» Stored data

— Start —

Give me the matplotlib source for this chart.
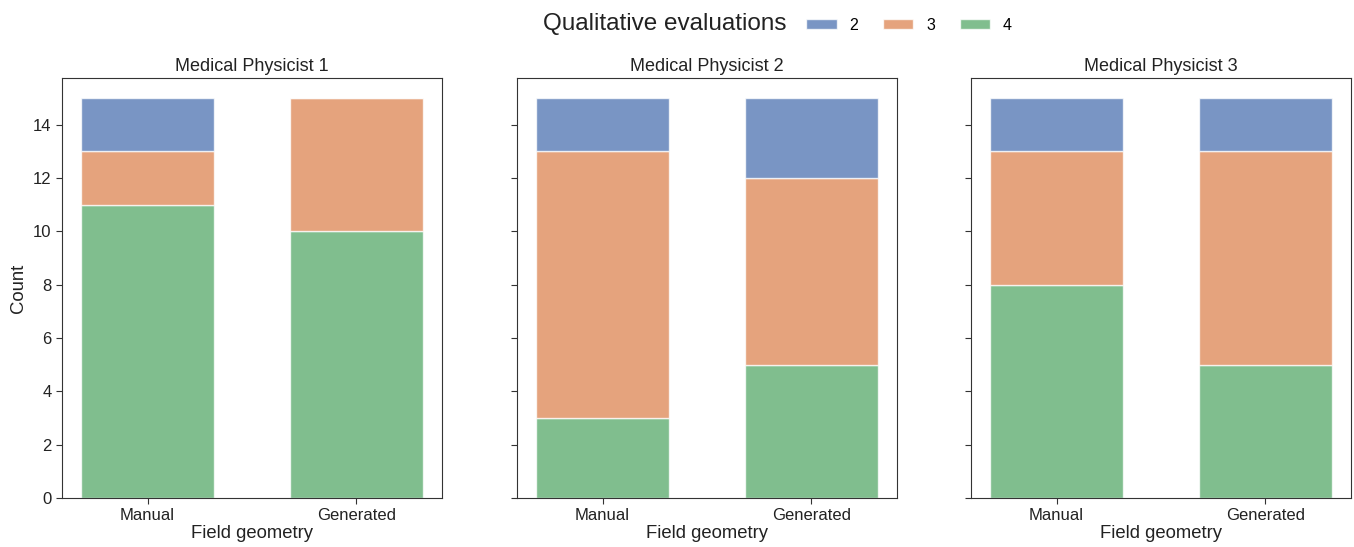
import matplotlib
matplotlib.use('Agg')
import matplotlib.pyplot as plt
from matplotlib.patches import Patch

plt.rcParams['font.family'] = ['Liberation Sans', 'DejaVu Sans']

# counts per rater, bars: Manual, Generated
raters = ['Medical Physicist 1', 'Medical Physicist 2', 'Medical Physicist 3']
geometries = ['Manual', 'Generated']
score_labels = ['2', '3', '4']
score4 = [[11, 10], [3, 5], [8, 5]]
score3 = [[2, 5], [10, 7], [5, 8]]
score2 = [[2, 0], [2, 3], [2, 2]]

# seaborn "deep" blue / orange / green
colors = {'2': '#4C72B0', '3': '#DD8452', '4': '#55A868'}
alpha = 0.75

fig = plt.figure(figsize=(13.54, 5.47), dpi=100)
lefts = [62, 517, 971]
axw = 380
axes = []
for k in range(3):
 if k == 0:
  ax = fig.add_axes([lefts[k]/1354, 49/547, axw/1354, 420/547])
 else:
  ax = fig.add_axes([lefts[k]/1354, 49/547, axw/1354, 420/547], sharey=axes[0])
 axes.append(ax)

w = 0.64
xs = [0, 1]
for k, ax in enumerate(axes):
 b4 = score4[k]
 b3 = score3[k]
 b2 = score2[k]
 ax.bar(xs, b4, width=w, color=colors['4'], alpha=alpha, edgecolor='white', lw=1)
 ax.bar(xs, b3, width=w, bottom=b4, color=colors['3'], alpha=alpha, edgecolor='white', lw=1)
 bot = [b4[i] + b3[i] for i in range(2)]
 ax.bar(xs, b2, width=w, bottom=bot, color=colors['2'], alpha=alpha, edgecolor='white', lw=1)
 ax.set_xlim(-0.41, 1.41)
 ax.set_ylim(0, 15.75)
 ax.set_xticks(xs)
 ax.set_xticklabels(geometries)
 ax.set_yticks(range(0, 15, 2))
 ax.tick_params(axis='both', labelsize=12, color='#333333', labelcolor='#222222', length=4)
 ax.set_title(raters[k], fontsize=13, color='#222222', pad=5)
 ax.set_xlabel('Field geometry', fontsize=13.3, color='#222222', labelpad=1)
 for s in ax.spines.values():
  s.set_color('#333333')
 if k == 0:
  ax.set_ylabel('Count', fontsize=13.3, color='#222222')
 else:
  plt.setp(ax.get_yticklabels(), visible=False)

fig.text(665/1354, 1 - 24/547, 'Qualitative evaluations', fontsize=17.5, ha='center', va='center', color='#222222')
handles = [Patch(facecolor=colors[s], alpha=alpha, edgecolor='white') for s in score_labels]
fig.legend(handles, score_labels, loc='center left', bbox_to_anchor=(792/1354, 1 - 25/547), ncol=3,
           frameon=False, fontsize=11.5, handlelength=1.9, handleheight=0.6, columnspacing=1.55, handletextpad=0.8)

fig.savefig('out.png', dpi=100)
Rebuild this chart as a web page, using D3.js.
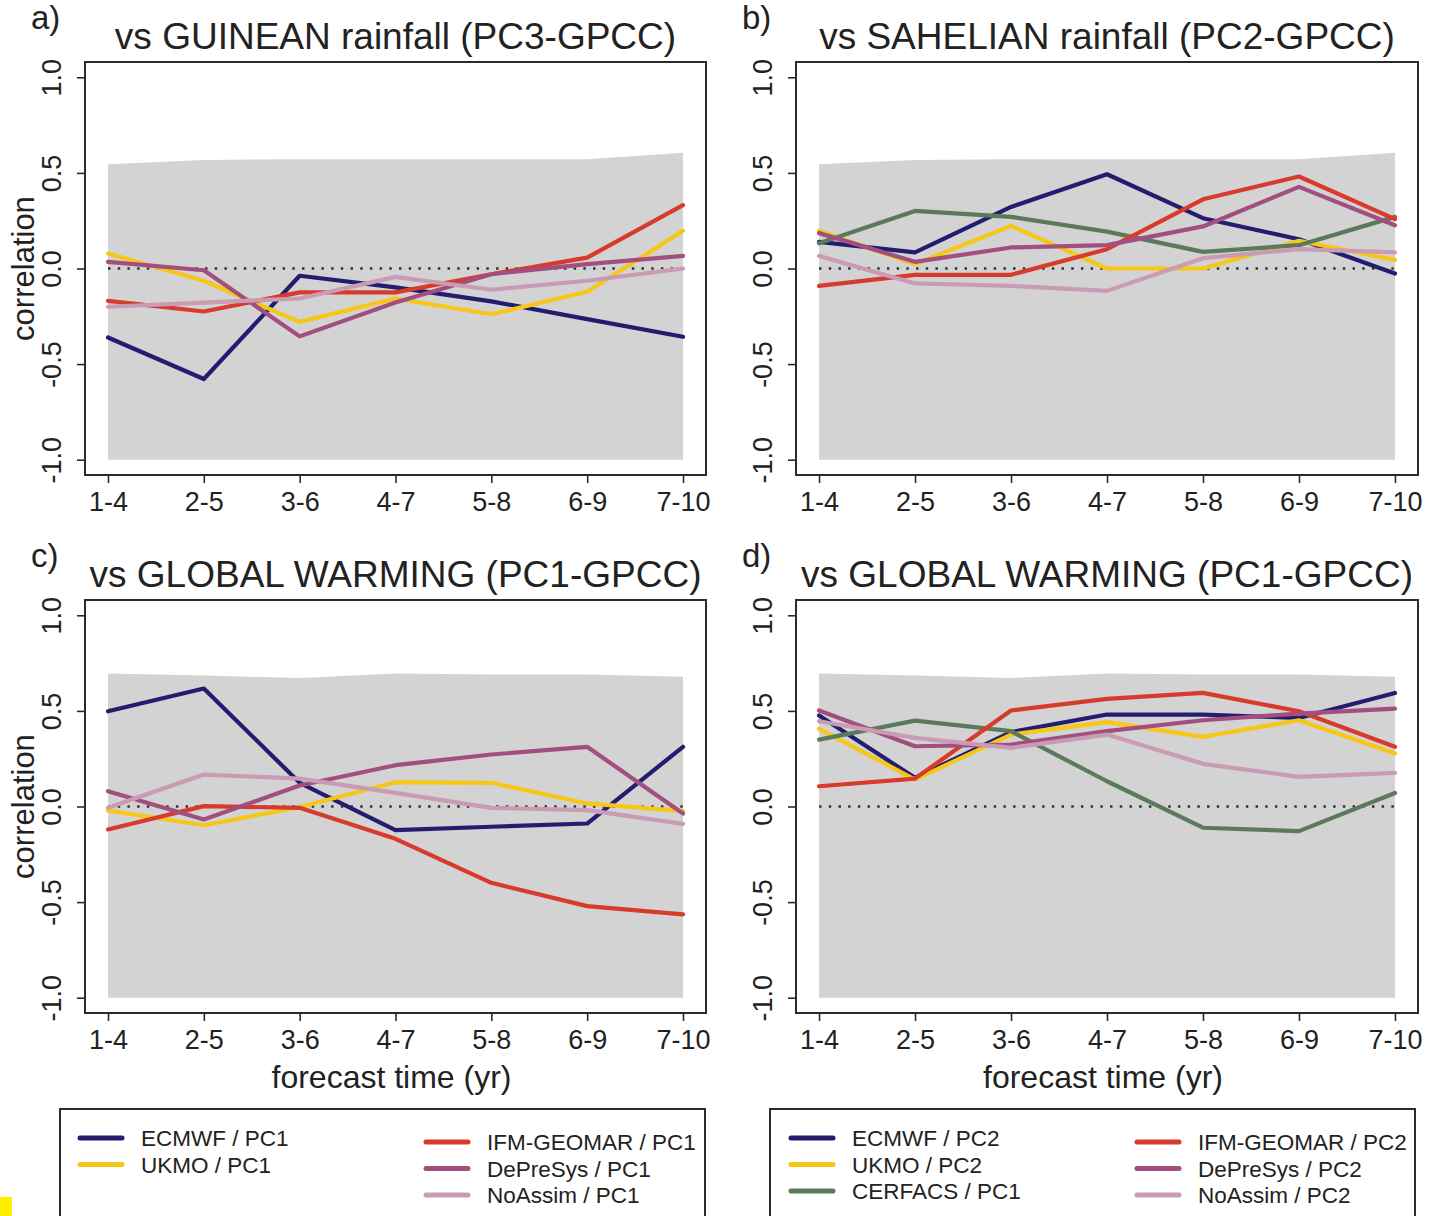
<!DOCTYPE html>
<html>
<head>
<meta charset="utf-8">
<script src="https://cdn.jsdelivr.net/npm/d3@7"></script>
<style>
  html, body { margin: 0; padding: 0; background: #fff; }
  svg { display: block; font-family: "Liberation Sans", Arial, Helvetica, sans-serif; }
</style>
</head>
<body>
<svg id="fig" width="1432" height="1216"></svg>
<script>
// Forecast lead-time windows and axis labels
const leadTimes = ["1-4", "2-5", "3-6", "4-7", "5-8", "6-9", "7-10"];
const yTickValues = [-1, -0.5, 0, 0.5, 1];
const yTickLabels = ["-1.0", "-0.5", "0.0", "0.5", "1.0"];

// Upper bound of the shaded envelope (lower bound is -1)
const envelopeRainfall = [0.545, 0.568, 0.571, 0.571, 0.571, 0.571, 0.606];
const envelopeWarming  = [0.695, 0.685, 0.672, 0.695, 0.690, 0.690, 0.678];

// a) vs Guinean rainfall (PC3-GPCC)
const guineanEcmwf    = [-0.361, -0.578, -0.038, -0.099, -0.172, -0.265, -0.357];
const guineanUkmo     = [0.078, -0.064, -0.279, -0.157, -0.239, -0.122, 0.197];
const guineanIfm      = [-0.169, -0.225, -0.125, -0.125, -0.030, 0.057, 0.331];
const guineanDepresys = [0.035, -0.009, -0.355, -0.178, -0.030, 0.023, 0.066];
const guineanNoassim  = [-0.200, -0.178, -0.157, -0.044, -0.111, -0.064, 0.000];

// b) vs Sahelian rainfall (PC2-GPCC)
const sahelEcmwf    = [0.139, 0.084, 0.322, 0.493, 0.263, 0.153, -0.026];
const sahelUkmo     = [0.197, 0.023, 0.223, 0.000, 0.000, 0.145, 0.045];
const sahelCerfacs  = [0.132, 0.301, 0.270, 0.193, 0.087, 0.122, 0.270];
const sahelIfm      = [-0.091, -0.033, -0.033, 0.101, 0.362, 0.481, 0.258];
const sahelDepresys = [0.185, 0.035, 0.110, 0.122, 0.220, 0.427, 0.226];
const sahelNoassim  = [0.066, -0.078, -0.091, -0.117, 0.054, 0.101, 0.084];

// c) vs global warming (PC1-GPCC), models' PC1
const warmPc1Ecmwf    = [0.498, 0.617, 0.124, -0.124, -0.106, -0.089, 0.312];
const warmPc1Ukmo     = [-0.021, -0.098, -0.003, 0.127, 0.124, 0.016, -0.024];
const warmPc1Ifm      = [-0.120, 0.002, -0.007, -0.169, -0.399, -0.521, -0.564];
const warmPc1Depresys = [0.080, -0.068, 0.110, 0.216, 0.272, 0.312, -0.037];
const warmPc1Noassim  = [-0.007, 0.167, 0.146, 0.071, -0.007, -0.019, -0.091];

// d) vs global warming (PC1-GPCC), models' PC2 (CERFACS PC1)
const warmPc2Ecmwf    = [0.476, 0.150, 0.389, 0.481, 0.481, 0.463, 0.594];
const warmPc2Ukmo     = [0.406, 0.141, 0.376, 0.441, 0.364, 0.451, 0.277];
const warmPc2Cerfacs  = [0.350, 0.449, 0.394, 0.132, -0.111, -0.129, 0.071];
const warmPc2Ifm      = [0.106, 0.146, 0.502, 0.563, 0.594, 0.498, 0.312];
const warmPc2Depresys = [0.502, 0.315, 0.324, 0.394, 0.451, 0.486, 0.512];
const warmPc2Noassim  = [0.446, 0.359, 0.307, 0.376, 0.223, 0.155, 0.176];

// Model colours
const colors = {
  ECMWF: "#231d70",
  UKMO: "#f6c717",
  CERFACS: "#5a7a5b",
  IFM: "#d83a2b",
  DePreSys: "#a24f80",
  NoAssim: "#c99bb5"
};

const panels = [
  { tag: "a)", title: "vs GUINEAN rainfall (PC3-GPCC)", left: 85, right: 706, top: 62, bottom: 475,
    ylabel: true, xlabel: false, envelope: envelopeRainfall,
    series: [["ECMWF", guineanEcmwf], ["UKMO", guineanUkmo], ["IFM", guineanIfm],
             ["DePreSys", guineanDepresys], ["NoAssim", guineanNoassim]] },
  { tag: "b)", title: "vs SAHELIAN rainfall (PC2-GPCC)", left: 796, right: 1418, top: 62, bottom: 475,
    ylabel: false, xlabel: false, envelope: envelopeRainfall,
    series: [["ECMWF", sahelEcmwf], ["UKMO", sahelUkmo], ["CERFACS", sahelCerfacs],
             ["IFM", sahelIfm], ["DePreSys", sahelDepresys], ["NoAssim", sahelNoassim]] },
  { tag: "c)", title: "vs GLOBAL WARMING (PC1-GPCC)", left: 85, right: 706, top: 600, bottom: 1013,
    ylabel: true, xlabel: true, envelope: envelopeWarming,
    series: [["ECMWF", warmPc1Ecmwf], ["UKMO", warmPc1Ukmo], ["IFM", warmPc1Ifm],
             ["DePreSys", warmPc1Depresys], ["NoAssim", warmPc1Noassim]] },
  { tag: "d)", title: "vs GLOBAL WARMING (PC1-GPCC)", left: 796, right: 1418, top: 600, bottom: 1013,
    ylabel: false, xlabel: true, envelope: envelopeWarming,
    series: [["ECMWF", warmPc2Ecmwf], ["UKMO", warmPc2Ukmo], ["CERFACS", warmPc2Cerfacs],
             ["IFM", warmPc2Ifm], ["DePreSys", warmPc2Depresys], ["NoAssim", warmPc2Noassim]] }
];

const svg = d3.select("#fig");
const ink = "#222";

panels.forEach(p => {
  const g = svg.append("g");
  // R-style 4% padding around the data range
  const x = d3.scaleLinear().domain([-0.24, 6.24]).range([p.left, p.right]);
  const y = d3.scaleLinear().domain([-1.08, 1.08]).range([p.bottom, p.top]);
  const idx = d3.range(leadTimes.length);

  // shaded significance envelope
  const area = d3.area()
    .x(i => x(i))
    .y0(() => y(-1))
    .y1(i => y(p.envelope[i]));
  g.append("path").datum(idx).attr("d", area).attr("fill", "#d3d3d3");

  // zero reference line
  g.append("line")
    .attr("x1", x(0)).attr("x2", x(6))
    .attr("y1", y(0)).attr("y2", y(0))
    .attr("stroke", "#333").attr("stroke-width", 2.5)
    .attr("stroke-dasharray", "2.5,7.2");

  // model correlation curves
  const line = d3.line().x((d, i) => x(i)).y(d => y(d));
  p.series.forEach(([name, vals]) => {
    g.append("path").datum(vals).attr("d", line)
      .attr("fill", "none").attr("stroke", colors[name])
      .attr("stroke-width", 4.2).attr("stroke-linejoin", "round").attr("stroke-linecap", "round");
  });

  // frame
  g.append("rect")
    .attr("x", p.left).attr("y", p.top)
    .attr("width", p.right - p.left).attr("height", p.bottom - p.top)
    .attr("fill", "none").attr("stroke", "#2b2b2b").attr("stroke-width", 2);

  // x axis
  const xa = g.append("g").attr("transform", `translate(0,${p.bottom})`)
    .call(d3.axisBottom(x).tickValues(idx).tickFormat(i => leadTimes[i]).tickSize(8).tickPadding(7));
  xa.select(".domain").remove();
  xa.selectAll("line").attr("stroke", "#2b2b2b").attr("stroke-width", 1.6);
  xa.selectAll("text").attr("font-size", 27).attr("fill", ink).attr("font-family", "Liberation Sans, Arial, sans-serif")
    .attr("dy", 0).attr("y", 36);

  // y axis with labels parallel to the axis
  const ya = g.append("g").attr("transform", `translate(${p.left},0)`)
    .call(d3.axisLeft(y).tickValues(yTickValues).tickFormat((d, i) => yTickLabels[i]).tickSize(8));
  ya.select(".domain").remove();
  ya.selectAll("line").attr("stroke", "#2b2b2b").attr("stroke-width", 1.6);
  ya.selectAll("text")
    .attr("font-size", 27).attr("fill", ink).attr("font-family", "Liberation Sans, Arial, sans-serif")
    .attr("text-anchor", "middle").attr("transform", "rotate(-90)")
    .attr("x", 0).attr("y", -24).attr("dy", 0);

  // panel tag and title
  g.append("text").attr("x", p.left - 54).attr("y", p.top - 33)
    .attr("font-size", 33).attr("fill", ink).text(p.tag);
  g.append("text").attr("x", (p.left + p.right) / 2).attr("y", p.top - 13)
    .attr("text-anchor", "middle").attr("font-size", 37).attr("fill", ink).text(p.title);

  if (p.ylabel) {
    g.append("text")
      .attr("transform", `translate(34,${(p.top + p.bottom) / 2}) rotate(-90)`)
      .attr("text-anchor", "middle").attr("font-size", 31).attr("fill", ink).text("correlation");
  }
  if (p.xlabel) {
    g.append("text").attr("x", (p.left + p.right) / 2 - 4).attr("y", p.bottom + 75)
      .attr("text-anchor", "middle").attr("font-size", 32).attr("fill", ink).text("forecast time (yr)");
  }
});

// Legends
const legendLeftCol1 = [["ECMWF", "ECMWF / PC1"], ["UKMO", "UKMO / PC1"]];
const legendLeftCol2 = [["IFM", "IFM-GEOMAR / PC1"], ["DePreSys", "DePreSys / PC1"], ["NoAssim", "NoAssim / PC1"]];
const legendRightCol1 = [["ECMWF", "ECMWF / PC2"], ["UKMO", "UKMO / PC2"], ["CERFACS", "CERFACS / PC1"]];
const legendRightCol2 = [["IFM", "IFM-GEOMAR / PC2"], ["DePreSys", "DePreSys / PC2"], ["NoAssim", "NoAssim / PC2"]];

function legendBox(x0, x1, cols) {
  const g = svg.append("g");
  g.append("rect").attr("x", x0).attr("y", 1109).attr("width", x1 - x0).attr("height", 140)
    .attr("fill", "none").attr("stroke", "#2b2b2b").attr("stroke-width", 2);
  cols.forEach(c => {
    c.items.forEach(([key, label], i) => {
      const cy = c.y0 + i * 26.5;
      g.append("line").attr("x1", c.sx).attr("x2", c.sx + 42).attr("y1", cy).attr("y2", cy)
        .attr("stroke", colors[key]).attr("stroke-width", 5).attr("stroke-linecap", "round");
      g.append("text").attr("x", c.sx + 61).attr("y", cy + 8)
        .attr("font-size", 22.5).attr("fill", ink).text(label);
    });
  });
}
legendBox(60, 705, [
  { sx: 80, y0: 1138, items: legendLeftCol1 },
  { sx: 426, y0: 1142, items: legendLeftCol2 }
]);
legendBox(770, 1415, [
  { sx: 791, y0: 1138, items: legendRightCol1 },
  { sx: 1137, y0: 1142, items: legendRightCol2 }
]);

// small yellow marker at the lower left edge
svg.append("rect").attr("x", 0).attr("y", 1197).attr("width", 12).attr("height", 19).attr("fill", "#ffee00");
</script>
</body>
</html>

— End —

» Exercise
Repeat exactly and only the lines from the start of the data above through the line that holds "plt.rcParams['font.family'] = ['Liberation", inclusive. Pictures do not belong in the copy.

» Full response
Give me the matplotlib source for this chart.
import matplotlib
matplotlib.use('Agg')
import matplotlib.pyplot as plt
from matplotlib.patches import Patch

plt.rcParams['font.family'] = ['Liberation Sans', 'DejaVu Sans']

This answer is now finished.